Surfin’ a Wave with Basqueland Brewing Project and Stone & Wood.
When the invitation to fly down to San Sebastian to join the fun on a collaboration brew between Basqueland Brewing Project and their buddies Stone & Wood came in, I was booking flights before I’d even finished reading the email. A chance to drink beer with buddies, brew a beer, and eat at some incredible restaurants was not an opportunity I was going to pass up easily. I was also keen to find out more about surfing – more specifically how surfing impacted the formation of these two breweries and the beers they make.
Other than some of the world’s finest fish restaurants, one of the things that Basque country is famous for is big waves. Beach towns nestle in quiet bays along a rugged coastline shaped by brutal Atlantic rollers; this is a long way from Mediterranean Spain. So, alongside the gourmands making pilgrimages for pintxos (Basque Country’s answer to Tapas) and grilled turbot comes another kind of traveller – the surfer.
Surfing – the friendships made through it, the search for new waves, and the need for something thirst quenching after an afternoon in the sea – is a big part of how Basqueland Brewing Project came to be, and also how their friendship with Stone & Wood started.
The Basqueland story began way back in San Diego, when founders Ben Rozzi and Ben ‘Jerry’ Matz were teenage surf buddies. Jerry, now head brewer at Basqueland, had just begun working at the legendary Stone Brewing in Escondido, California. Still under the legal drinking age of 21, Rozzi and the rest of their group would sneak into the tap room through the brewery, where Jerry would covertly ensure a pitcher of something hoppy and delicious landed on their table.
It was a few years later, after college, that Rozzi started visiting San Sebastian to surf – a spare room in a house came up one summer, and after a month-long visit of surfing and pintxos, Rozzi fell in love with the place, and the Basque Country soon became home. He ended working for a top end producer of Txakoli – a local wine; dry, with a little natural fizz – and selling into some of the finest restaurants in region. It was through this his friendship with Kevin Patricio – the third founding member and another American expat living in the city – developed. At the time, Kevin was a top chef who’d worked in Michelin starred kitchens both in New York and in San Sebastian.
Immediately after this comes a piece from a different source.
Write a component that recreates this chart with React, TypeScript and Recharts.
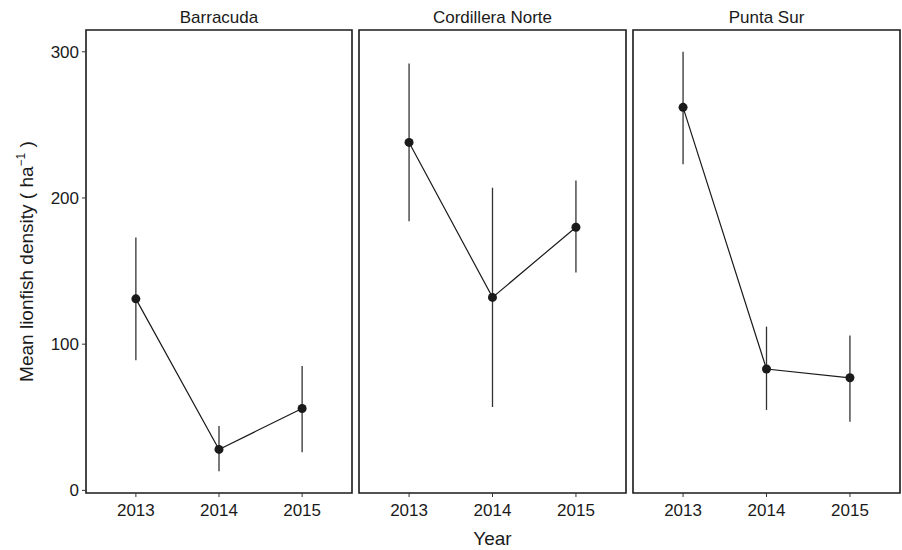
import React from 'react';
import {
  LineChart,
  Line,
  XAxis,
  YAxis,
  ErrorBar,
  ReferenceArea,
} from 'recharts';

// values
const years = [2013, 2014, 2015];
const sites = ['Barracuda', 'Cordillera Norte', 'Punta Sur'];

const barracudaMean = [131, 28, 56];
const barracudaLow = [89, 13, 26];
const barracudaHigh = [173, 44, 85];

const cordilleraMean = [238, 132, 180];
const cordilleraLow = [184, 57, 149];
const cordilleraHigh = [292, 207, 212];

const puntaMean = [262, 83, 77];
const puntaLow = [223, 55, 47];
const puntaHigh = [300, 112, 106];

const yTicks = [0, 100, 200, 300];

const X_DOMAIN: [number, number] = [2012.4, 2015.6];
const Y_DOMAIN: [number, number] = [-1.8, 314.9];

const FONT = '"Liberation Sans", Arial, Helvetica, sans-serif';
const INK = '#1a1a1a';

// build the rows for one panel; ErrorBar wants offsets from the mean
const buildRows = (mean: number[], low: number[], high: number[]) =>
  years.map((year, i) => ({
    year,
    mean: mean[i],
    err: [mean[i] - low[i], high[i] - mean[i]],
  }));

const panels = [
  buildRows(barracudaMean, barracudaLow, barracudaHigh),
  buildRows(cordilleraMean, cordilleraLow, cordilleraHigh),
  buildRows(puntaMean, puntaLow, puntaHigh),
];

// strip title above each panel
const StripTitle = ({ viewBox, value }: any) => {
  const cx = viewBox.x + viewBox.width / 2;
  return (
    <text x={cx} y={23} textAnchor="middle" fontSize={17} fontFamily={FONT} fill={INK}>
      {value}
    </text>
  );
};

const YearTitle = ({ viewBox }: any) => {
  const cx = viewBox.x + viewBox.width / 2;
  return (
    <text x={cx} y={545} textAnchor="middle" fontSize={19} fontFamily={FONT} fill={INK}>
      Year
    </text>
  );
};

const DensityTitle = ({ viewBox }: any) => {
  const cy = viewBox.y + viewBox.height / 2;
  return (
    <text
      transform={`translate(33, ${cy}) rotate(-90)`}
      textAnchor="middle"
      fontSize={19}
      fontFamily={FONT}
      fill={INK}
    >
      Mean lionfish density ( ha
      <tspan dy={-8} fontSize={12}>−1</tspan>
      <tspan dy={8}> )</tspan>
    </text>
  );
};

const tickStyle = { fontSize: 17, fontFamily: FONT, fill: INK };

// chart placement of the three facets
const layout = [
  { left: 0, width: 356, margin: { top: 0, right: 4, bottom: 0, left: 0 } },
  { left: 355, width: 275, margin: { top: 0, right: 4, bottom: 0, left: 4 } },
  { left: 629, width: 273, margin: { top: 0, right: 2, bottom: 0, left: 4 } },
];

function Panel({ idx }: { idx: number }) {
  const { left, width, margin } = layout[idx];
  const first = idx === 0;
  return (
    <div style={{ position: 'absolute', left, top: 0 }}>
      <LineChart width={width} height={550} data={panels[idx]} margin={margin}>
        <XAxis
          xAxisId="top"
          orientation="top"
          dataKey="year"
          type="number"
          domain={X_DOMAIN}
          allowDataOverflow
          height={30}
          tick={false}
          tickLine={false}
          axisLine={false}
          label={<StripTitle value={sites[idx]} />}
        />
        <XAxis
          dataKey="year"
          type="number"
          domain={X_DOMAIN}
          ticks={years}
          allowDataOverflow
          height={57}
          axisLine={false}
          tickLine={{ stroke: '#333' }}
          tickSize={4}
          tickMargin={7}
          tick={tickStyle}
          label={idx === 1 ? <YearTitle /> : undefined}
        />
        <YAxis
          type="number"
          domain={Y_DOMAIN}
          ticks={yTicks}
          allowDataOverflow
          width={first ? 86 : 0}
          hide={!first}
          axisLine={false}
          tickLine={{ stroke: '#333' }}
          tickSize={4}
          tickMargin={3}
          tick={tickStyle}
          label={first ? <DensityTitle /> : undefined}
        />
        <ReferenceArea
          xAxisId={0}
          x1={X_DOMAIN[0]}
          x2={X_DOMAIN[1]}
          y1={Y_DOMAIN[0]}
          y2={Y_DOMAIN[1]}
          fill="none"
          stroke={INK}
          strokeWidth={1.6}
          ifOverflow="visible"
        />
        <Line
          dataKey="mean"
          stroke={INK}
          strokeWidth={1.2}
          dot={{ r: 4.5, fill: INK, stroke: INK, strokeWidth: 0 }}
          isAnimationActive={false}
        >
          <ErrorBar dataKey="err" width={0} stroke="#333" strokeWidth={1.3} direction="y" />
        </Line>
      </LineChart>
    </div>
  );
}

export default function App() {
  return (
    <div
      style={{
        position: 'absolute',
        left: 0,
        top: 0,
        width: 902,
        height: 550,
        background: '#fff',
      }}
    >
      {sites.map((s, i) => (
        <Panel key={s} idx={i} />
      ))}
    </div>
  );
}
As drinking buddies and craft beer fans, Pozzi and Kevin saw a gap in the market, in which great food and wine was abundant, whereas the specialist beer they’d loved from their youth was not. After a few trips, and lots of long distance conference calls between San Sebastian and Baja, Mexico, where Jerry was surfing and brewing, Jerry joined the team, and the Basqueland Brewing Project was born. Nearly three short years later, they’re riding another wave, and are one of the most sought after and exciting young breweries in Europe. If you visit the Basque Country, you can find theirs beers in not only the finest restaurants, but also out and about, at surf competitions and beach festivals.
This collaboration was the logical culmination of a long friendship. Jerry had first met Stone & Wood co-founder, and keen surfer, Ross Jurisich, way back when they’d passed through Stone in California. A while later, Jerry was planning a month surfing in Australia along the Gold Coast, and hit up his new buddy Ross for tips. The invite to surf and brew came and the friendship was formed.
The beer brewed by the two breweries while we were out there perfectly epitomises the two breweries approach to beer – a high quality, super approachable, but delicious, hoppy lager. The kind of beer to perfectly round off a day out on the beach – a super clean pilsner malt base, with Simcoe, Ella and Perle, and fermented with Mexican lager yeast, a nod to Jerry’s days brewing and surfing in Baja.
I ask Jerry what the impact of surfing has been on beer and brewing culture as he sees it, and his typically modest answer of, “sessionable beers go down well after a long surf,” only really tells half the story. Determination, persistence, and perfectionism all drive both successful surfers and brewers, and the humility and friendships that are core to both cultures are abundantly evident in surfer’s breweries – none more so than these two.
‘Juan More’, a delightfully hoppy lager, whose ‘father’ Longball Larry you may remember from LCBF 2016, will be launched at London Craft Beer Festival 2018, 3-5th August, Tobacco Dock.